1. Latex table (Latex & pdf)
  * Description: The table should look like the one from the paper: thomaspernet/VAT_rebate_quality_china: table 1
  * Github branch: master 
  * Folder: [02_Data_analysis/02_new_baseline_table/Tables](https://github.com/thomaspernet/VAT_rebate_quality_china/tree/master/02_Data_analysis/02_new_baseline_table/Tables)
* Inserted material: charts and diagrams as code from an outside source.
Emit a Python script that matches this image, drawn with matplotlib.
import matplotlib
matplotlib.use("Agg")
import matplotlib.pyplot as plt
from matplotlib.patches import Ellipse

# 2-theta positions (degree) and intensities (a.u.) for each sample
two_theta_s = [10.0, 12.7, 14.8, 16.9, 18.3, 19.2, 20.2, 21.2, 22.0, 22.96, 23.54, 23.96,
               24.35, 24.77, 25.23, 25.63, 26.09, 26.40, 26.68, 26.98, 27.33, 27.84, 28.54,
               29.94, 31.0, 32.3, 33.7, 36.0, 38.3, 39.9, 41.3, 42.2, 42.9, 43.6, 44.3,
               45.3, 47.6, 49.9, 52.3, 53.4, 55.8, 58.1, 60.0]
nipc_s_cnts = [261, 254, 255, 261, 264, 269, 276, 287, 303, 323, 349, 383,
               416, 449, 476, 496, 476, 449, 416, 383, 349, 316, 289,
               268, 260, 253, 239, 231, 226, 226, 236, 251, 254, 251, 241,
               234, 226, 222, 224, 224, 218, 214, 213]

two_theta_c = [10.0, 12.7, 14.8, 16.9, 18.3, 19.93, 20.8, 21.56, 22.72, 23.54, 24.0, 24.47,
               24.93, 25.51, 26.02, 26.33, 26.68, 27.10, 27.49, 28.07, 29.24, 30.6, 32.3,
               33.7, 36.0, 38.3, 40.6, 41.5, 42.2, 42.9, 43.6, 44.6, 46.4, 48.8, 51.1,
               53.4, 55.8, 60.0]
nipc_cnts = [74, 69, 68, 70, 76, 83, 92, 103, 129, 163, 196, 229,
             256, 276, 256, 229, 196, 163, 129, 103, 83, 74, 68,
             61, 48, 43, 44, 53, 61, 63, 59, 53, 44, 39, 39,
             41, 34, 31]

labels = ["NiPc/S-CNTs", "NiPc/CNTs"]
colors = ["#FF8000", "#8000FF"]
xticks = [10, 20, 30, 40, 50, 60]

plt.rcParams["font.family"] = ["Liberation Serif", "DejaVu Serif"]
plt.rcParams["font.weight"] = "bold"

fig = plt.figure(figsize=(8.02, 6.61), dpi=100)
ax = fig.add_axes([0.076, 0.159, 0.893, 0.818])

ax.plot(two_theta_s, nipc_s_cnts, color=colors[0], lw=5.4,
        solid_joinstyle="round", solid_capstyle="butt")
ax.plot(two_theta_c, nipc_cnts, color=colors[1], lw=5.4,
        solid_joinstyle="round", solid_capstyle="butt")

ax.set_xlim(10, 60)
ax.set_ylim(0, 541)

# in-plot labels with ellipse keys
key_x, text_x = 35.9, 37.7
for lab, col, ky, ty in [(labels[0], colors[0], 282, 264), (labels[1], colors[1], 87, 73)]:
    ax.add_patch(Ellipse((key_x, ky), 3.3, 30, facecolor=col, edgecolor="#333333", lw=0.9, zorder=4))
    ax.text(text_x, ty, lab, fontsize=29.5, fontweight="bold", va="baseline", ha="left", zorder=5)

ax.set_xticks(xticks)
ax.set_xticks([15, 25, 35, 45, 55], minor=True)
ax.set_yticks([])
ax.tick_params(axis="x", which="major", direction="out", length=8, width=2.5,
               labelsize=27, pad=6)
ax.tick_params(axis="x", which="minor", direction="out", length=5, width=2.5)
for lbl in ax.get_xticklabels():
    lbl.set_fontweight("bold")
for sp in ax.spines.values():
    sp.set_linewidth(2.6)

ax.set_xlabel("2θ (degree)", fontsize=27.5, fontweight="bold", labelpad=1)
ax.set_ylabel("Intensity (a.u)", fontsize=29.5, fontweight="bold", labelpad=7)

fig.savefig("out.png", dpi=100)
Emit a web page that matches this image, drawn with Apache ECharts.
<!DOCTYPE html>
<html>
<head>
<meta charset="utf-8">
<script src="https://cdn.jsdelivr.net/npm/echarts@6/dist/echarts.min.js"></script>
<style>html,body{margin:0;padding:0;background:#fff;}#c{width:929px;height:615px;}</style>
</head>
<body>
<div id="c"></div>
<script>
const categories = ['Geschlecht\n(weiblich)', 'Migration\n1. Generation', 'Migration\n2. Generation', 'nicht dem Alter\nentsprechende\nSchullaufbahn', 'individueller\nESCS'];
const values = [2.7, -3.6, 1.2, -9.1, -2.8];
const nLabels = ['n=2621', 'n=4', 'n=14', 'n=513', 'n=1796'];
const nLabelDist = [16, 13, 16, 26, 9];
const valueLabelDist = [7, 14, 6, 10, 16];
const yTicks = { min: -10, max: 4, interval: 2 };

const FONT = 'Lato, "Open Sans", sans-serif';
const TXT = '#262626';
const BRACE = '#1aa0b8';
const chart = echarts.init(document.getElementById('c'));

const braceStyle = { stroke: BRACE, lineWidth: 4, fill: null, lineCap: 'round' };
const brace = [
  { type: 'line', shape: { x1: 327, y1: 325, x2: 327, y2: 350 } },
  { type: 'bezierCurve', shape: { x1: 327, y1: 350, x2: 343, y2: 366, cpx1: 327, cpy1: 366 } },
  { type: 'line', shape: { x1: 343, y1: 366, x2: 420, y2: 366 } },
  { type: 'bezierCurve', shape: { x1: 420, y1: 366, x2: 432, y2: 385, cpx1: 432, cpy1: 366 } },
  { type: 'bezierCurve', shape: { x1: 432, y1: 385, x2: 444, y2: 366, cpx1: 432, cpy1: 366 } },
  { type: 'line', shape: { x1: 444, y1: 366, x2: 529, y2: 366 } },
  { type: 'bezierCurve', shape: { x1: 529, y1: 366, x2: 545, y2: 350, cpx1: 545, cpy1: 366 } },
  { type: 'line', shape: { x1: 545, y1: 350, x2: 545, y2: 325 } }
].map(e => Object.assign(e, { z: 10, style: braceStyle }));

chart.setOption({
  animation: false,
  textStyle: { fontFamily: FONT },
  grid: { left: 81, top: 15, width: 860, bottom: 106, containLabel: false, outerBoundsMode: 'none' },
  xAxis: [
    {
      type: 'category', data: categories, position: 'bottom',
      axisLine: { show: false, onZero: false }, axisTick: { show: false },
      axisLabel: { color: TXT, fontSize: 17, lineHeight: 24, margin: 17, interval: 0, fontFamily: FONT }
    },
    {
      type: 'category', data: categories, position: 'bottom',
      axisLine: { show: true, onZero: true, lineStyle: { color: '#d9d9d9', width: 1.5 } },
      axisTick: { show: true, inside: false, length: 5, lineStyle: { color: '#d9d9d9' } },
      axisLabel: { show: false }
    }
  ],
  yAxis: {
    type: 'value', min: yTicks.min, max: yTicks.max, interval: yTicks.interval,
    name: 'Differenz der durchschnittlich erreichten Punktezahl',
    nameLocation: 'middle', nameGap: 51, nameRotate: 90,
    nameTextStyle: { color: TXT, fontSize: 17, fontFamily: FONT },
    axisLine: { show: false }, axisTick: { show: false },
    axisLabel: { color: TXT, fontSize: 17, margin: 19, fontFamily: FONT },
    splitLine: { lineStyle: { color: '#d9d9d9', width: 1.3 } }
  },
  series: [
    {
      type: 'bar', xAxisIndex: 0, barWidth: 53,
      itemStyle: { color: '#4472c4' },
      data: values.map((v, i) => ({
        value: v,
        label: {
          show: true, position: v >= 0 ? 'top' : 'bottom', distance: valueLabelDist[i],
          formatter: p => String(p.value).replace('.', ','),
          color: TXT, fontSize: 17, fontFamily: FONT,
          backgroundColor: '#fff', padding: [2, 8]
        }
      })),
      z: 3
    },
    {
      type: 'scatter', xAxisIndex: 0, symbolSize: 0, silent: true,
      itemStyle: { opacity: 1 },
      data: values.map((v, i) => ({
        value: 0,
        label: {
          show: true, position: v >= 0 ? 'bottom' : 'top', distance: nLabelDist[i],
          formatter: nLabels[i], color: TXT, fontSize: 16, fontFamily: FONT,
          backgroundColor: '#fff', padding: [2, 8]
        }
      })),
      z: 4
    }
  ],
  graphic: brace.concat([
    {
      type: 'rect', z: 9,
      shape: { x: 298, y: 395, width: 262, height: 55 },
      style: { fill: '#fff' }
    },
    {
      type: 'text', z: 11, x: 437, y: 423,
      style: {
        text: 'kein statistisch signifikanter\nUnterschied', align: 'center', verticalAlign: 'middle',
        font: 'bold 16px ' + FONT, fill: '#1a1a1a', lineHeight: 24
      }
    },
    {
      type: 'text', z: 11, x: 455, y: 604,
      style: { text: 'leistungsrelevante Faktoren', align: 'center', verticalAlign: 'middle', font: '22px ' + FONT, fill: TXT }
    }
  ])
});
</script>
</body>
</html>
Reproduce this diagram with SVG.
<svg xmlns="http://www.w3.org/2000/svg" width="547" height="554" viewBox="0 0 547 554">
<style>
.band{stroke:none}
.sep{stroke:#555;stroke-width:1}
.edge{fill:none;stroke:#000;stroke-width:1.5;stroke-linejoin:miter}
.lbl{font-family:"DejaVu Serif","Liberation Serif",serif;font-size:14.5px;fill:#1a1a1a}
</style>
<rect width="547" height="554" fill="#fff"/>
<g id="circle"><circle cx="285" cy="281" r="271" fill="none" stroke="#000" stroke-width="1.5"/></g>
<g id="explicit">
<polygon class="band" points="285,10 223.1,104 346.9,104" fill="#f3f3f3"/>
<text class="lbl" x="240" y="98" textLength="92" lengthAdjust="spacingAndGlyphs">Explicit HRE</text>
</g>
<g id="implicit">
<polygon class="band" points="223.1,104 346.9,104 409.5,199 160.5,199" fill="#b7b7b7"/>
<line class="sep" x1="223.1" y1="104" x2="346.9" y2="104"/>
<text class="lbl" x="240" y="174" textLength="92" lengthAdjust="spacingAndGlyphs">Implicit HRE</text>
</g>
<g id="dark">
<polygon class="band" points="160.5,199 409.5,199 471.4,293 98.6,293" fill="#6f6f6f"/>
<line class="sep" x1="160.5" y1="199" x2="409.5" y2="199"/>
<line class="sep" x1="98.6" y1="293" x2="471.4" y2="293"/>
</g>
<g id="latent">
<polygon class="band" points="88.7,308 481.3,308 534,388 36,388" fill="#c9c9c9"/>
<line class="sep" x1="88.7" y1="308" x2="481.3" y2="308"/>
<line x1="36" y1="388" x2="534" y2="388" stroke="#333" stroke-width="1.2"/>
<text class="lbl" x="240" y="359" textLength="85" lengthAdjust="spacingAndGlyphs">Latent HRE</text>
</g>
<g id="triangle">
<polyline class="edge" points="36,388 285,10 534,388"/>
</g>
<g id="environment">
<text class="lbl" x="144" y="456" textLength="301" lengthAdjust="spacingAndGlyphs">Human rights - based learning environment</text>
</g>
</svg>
## Things to know (Steps, Attention points or new flow of information)

* Documentation 
  * Coda: 
    * [US 1 Empirical analysis Baseline](https://coda.io/d/VAT-Rebate_d_s12qjWA8O/US-1-Empirical-analysis-Baseline_sugol): Details about FE and baseline regression
* Github
    1. Repo: [thomaspernet/VAT_rebate_quality_china: New FE table](https://github.com/thomaspernet/VAT_rebate_quality_china/blob/master/02_Data_analysis/01_new_fixed_effect/01_baseline_table.md#new-fe-table) → Table with the fixed effect to reproduce and baseline table

# Load Dataset

## inputs

- Filename: quality_vat_export_2003_2010
- Link: [BigQuery](https://console.cloud.google.com/bigquery?project=valid-pagoda-132423&p=valid-pagoda-132423&d=China&t=quality_vat_export_2003_2010&page=table)
- Type: Table

In [None]:
import pandas as pd 
import numpy as np
from pathlib import Path
import os, re,  requests, json 
from GoogleDrivePy.google_authorization import authorization_service
from GoogleDrivePy.google_platform import connect_cloud_platform

In [None]:
import function.latex_beautify as lb

%load_ext autoreload
%autoreload 2

In [1]:
options(warn=-1)
library(tidyverse)
library(lfe)
library(lazyeval)
library('progress')
path = "function/table_golatex.R"
source(path)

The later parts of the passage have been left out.